[Source data start]

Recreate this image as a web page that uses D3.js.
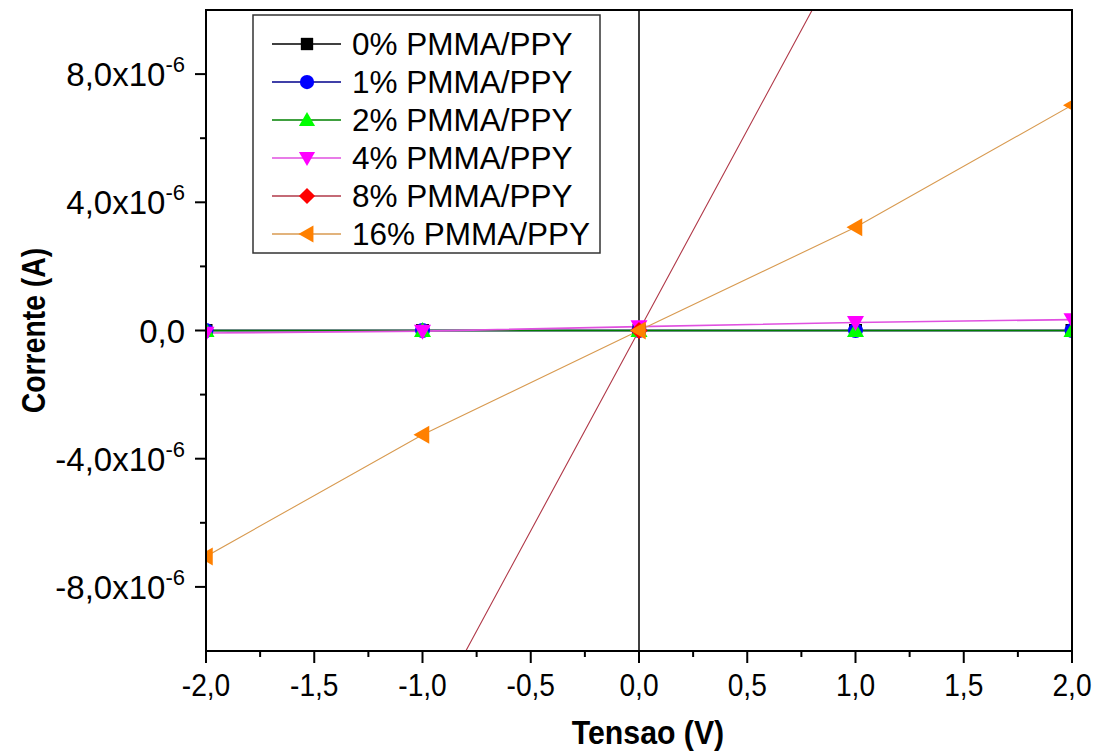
<!DOCTYPE html>
<html><head><meta charset="utf-8">
<script src="https://cdn.jsdelivr.net/npm/d3@7"></script>
<style>body{margin:0;background:#fff}svg{display:block}text{font-family:"Liberation Sans",Arial,sans-serif}</style>
</head><body><svg id="c" width="1105" height="751"></svg>
<script>
const voltages = [-2, -1, 0, 1, 2];
const seriesNames = ["0% PMMA/PPY","1% PMMA/PPY","2% PMMA/PPY","4% PMMA/PPY","8% PMMA/PPY","16% PMMA/PPY"];
const s0 = [0, 0, 0, 0, 0];
const s1 = [0, 0, 0, 0, 0];
const s2 = [0, 0, 0, 0, 0];
const s4 = [-0.08e-6, -0.02e-6, 0.12e-6, 0.25e-6, 0.34e-6];
const s8 = [-2.5e-5, -1.25e-5, 0, 1.25e-5, 2.5e-5];
const s16 = [-7.05e-6, -3.25e-6, 0, 3.22e-6, 7.03e-6];
const xTicks = [-2,-1.5,-1,-0.5,0,0.5,1,1.5,2];
const xMinor = [-1.75,-1.25,-0.75,-0.25,0.25,0.75,1.25,1.75];
const yTicks = [-8e-6,-4e-6,0,4e-6,8e-6];
const yMinor = [-6e-6,-2e-6,2e-6,6e-6];
const yTickMantissa = ["-8,0","-4,0","0,0","4,0","8,0"];
const markerColors = ["#000000","#0000ff","#00ff00","#ff00ff","#ff0000","#ff8000"];
const lineColors = ["#000000","#00008b","#008000","#e050e0","#b03848","#d89a50"];
const shapes = ["square","circle","up","down","diamond","left"];

const allSeries = [s0,s1,s2,s4,s8,s16];
const L=206,R=1072,T=10,B=651;
const x = d3.scaleLinear().domain([-2,2]).range([L,R]);
const y = d3.scaleLinear().domain([-1e-5,1e-5]).range([B,T]);
const svg = d3.select("#c");

svg.append("defs").append("clipPath").attr("id","clip").append("rect")
  .attr("x",L).attr("y",T).attr("width",R-L).attr("height",B-T);

function shapePath(s, r){
  switch(s){
    case "square": return `M${-r},${-r}h${2*r}v${2*r}h${-2*r}Z`;
    case "circle": return `M${r},0A${r},${r} 0 1,1 ${-r},0A${r},${r} 0 1,1 ${r},0Z`;
    case "up": return `M0,${-r}L${r},${r*0.75}L${-r},${r*0.75}Z`;
    case "down": return `M0,${r}L${r},${-r*0.75}L${-r},${-r*0.75}Z`;
    case "diamond": return `M0,${-r}L${r},0L0,${r}L${-r},0Z`;
    case "left": return `M${-r},0L${r*0.75},${-r}L${r*0.75},${r}Z`;
  }
}
const markerR = {square:6.5,circle:7.5,up:8.5,down:8.5,diamond:8.5,left:9};

// zero line vertical
svg.append("line").attr("x1",x(0)).attr("x2",x(0)).attr("y1",T).attr("y2",B)
  .attr("stroke","#000").attr("stroke-width",1.5);

const plot = svg.append("g").attr("clip-path","url(#clip)");
const line = d3.line().x((d,i)=>x(voltages[i])).y(d=>y(d));
allSeries.forEach((s,k)=>{
  plot.append("path").datum(s).attr("d",line).attr("fill","none")
    .attr("stroke",lineColors[k]).attr("stroke-width",k>=4?1.1:1.6);
});
allSeries.forEach((s,k)=>{
  plot.selectAll(null).data(s).join("path")
    .attr("transform",(d,i)=>`translate(${x(voltages[i])},${y(d)})`)
    .attr("d",shapePath(shapes[k],markerR[shapes[k]]))
    .attr("fill",markerColors[k]);
});

// frame
svg.append("rect").attr("x",L).attr("y",T).attr("width",R-L).attr("height",B-T)
  .attr("fill","none").attr("stroke","#000").attr("stroke-width",2);

// x axis ticks
const gx = svg.append("g");
gx.selectAll(null).data(xTicks).join("line").attr("x1",d=>x(d)).attr("x2",d=>x(d))
  .attr("y1",B).attr("y2",B+12).attr("stroke","#000").attr("stroke-width",2);
gx.selectAll(null).data(xMinor).join("line").attr("x1",d=>x(d)).attr("x2",d=>x(d))
  .attr("y1",B).attr("y2",B+6).attr("stroke","#000").attr("stroke-width",2);
gx.selectAll(null).data(xTicks).join("text")
  .attr("transform",d=>`translate(${x(d)},${B+45}) scale(0.88,1)`)
  .attr("text-anchor","middle").attr("font-size",32)
  .text(d=>d3.format(".1f")(d).replace("−","-").replace(".",","));

// y axis ticks
const gy = svg.append("g");
gy.selectAll(null).data(yTicks).join("line").attr("x1",L-11).attr("x2",L)
  .attr("y1",d=>y(d)).attr("y2",d=>y(d)).attr("stroke","#000").attr("stroke-width",2);
gy.selectAll(null).data(yMinor).join("line").attr("x1",L-6).attr("x2",L)
  .attr("y1",d=>y(d)).attr("y2",d=>y(d)).attr("stroke","#000").attr("stroke-width",2);
const yl = gy.selectAll(null).data(yTicks).join("text").attr("x",L-21).attr("y",d=>y(d)+12)
  .attr("text-anchor","end").attr("font-size",33);
yl.each(function(d,i){
  const t=d3.select(this);
  if(d===0){t.text(yTickMantissa[i]);return;}
  t.append("tspan").text(yTickMantissa[i]+"x10");
  t.append("tspan").attr("dy",-14).attr("font-size",22).text("-6");
});

// axis titles
svg.append("text").attr("text-anchor","middle")
  .attr("font-size",34).attr("font-weight","bold")
  .attr("transform",`translate(648,744) scale(0.89,1)`)
  .text("Tensao (V)");
svg.append("text").attr("transform",`translate(45,${(T+B)/2}) rotate(-90) scale(0.86,1)`)
  .attr("text-anchor","middle").attr("font-size",33).attr("font-weight","bold")
  .text("Corrente (A)");

// legend
const lg = svg.append("g");
lg.append("rect").attr("x",253).attr("y",15).attr("width",347).attr("height",238)
  .attr("fill","#fff").attr("stroke","#333").attr("stroke-width",1.5);
seriesNames.forEach((n,k)=>{
  const cy = 44 + k*38;
  lg.append("line").attr("x1",272).attr("x2",341).attr("y1",cy).attr("y2",cy)
    .attr("stroke",lineColors[k]).attr("stroke-width",1.4);
  lg.append("path").attr("transform",`translate(307,${cy})`)
    .attr("d",shapePath(shapes[k],markerR[shapes[k]]*0.95)).attr("fill",markerColors[k]);
  lg.append("text").attr("x",352).attr("y",cy+11).attr("font-size",31.5).text(n);
});
</script></body></html>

[Source data end]

Return to the listing above and set it down exactly, leaving out its pictures.

The output:
Recreate this image as a web page that uses D3.js.
<!DOCTYPE html>
<html><head><meta charset="utf-8">
<script src="https://cdn.jsdelivr.net/npm/d3@7"></script>
<style>body{margin:0;background:#fff}svg{display:block}text{font-family:"Liberation Sans",Arial,sans-serif}</style>
</head><body><svg id="c" width="1105" height="751"></svg>
<script>
const voltages = [-2, -1, 0, 1, 2];
const seriesNames = ["0% PMMA/PPY","1% PMMA/PPY","2% PMMA/PPY","4% PMMA/PPY","8% PMMA/PPY","16% PMMA/PPY"];
const s0 = [0, 0, 0, 0, 0];
const s1 = [0, 0, 0, 0, 0];
const s2 = [0, 0, 0, 0, 0];
const s4 = [-0.08e-6, -0.02e-6, 0.12e-6, 0.25e-6, 0.34e-6];
const s8 = [-2.5e-5, -1.25e-5, 0, 1.25e-5, 2.5e-5];
const s16 = [-7.05e-6, -3.25e-6, 0, 3.22e-6, 7.03e-6];
const xTicks = [-2,-1.5,-1,-0.5,0,0.5,1,1.5,2];
const xMinor = [-1.75,-1.25,-0.75,-0.25,0.25,0.75,1.25,1.75];
const yTicks = [-8e-6,-4e-6,0,4e-6,8e-6];
const yMinor = [-6e-6,-2e-6,2e-6,6e-6];
const yTickMantissa = ["-8,0","-4,0","0,0","4,0","8,0"];
const markerColors = ["#000000","#0000ff","#00ff00","#ff00ff","#ff0000","#ff8000"];
const lineColors = ["#000000","#00008b","#008000","#e050e0","#b03848","#d89a50"];
const shapes = ["square","circle","up","down","diamond","left"];

const allSeries = [s0,s1,s2,s4,s8,s16];
const L=206,R=1072,T=10,B=651;
const x = d3.scaleLinear().domain([-2,2]).range([L,R]);
const y = d3.scaleLinear().domain([-1e-5,1e-5]).range([B,T]);
const svg = d3.select("#c");

svg.append("defs").append("clipPath").attr("id","clip").append("rect")
  .attr("x",L).attr("y",T).attr("width",R-L).attr("height",B-T);

function shapePath(s, r){
  switch(s){
    case "square": return `M${-r},${-r}h${2*r}v${2*r}h${-2*r}Z`;
    case "circle": return `M${r},0A${r},${r} 0 1,1 ${-r},0A${r},${r} 0 1,1 ${r},0Z`;
    case "up": return `M0,${-r}L${r},${r*0.75}L${-r},${r*0.75}Z`;
    case "down": return `M0,${r}L${r},${-r*0.75}L${-r},${-r*0.75}Z`;
    case "diamond": return `M0,${-r}L${r},0L0,${r}L${-r},0Z`;
    case "left": return `M${-r},0L${r*0.75},${-r}L${r*0.75},${r}Z`;
  }
}
const markerR = {square:6.5,circle:7.5,up:8.5,down:8.5,diamond:8.5,left:9};

// zero line vertical
svg.append("line").attr("x1",x(0)).attr("x2",x(0)).attr("y1",T).attr("y2",B)
  .attr("stroke","#000").attr("stroke-width",1.5);

const plot = svg.append("g").attr("clip-path","url(#clip)");
const line = d3.line().x((d,i)=>x(voltages[i])).y(d=>y(d));
allSeries.forEach((s,k)=>{
  plot.append("path").datum(s).attr("d",line).attr("fill","none")
    .attr("stroke",lineColors[k]).attr("stroke-width",k>=4?1.1:1.6);
});
allSeries.forEach((s,k)=>{
  plot.selectAll(null).data(s).join("path")
    .attr("transform",(d,i)=>`translate(${x(voltages[i])},${y(d)})`)
    .attr("d",shapePath(shapes[k],markerR[shapes[k]]))
    .attr("fill",markerColors[k]);
});

// frame
svg.append("rect").attr("x",L).attr("y",T).attr("width",R-L).attr("height",B-T)
  .attr("fill","none").attr("stroke","#000").attr("stroke-width",2);

// x axis ticks
const gx = svg.append("g");
gx.selectAll(null).data(xTicks).join("line").attr("x1",d=>x(d)).attr("x2",d=>x(d))
  .attr("y1",B).attr("y2",B+12).attr("stroke","#000").attr("stroke-width",2);
gx.selectAll(null).data(xMinor).join("line").attr("x1",d=>x(d)).attr("x2",d=>x(d))
  .attr("y1",B).attr("y2",B+6).attr("stroke","#000").attr("stroke-width",2);
gx.selectAll(null).data(xTicks).join("text")
  .attr("transform",d=>`translate(${x(d)},${B+45}) scale(0.88,1)`)
  .attr("text-anchor","middle").attr("font-size",32)
  .text(d=>d3.format(".1f")(d).replace("−","-").replace(".",","));

// y axis ticks
const gy = svg.append("g");
gy.selectAll(null).data(yTicks).join("line").attr("x1",L-11).attr("x2",L)
  .attr("y1",d=>y(d)).attr("y2",d=>y(d)).attr("stroke","#000").attr("stroke-width",2);
gy.selectAll(null).data(yMinor).join("line").attr("x1",L-6).attr("x2",L)
  .attr("y1",d=>y(d)).attr("y2",d=>y(d)).attr("stroke","#000").attr("stroke-width",2);
const yl = gy.selectAll(null).data(yTicks).join("text").attr("x",L-21).attr("y",d=>y(d)+12)
  .attr("text-anchor","end").attr("font-size",33);
yl.each(function(d,i){
  const t=d3.select(this);
  if(d===0){t.text(yTickMantissa[i]);return;}
  t.append("tspan").text(yTickMantissa[i]+"x10");
  t.append("tspan").attr("dy",-14).attr("font-size",22).text("-6");
});

// axis titles
svg.append("text").attr("text-anchor","middle")
  .attr("font-size",34).attr("font-weight","bold")
  .attr("transform",`translate(648,744) scale(0.89,1)`)
  .text("Tensao (V)");
svg.append("text").attr("transform",`translate(45,${(T+B)/2}) rotate(-90) scale(0.86,1)`)
  .attr("text-anchor","middle").attr("font-size",33).attr("font-weight","bold")
  .text("Corrente (A)");

// legend
const lg = svg.append("g");
lg.append("rect").attr("x",253).attr("y",15).attr("width",347).attr("height",238)
  .attr("fill","#fff").attr("stroke","#333").attr("stroke-width",1.5);
seriesNames.forEach((n,k)=>{
  const cy = 44 + k*38;
  lg.append("line").attr("x1",272).attr("x2",341).attr("y1",cy).attr("y2",cy)
    .attr("stroke",lineColors[k]).attr("stroke-width",1.4);
  lg.append("path").attr("transform",`translate(307,${cy})`)
    .attr("d",shapePath(shapes[k],markerR[shapes[k]]*0.95)).attr("fill",markerColors[k]);
  lg.append("text").attr("x",352).attr("y",cy+11).attr("font-size",31.5).text(n);
});
</script></body></html>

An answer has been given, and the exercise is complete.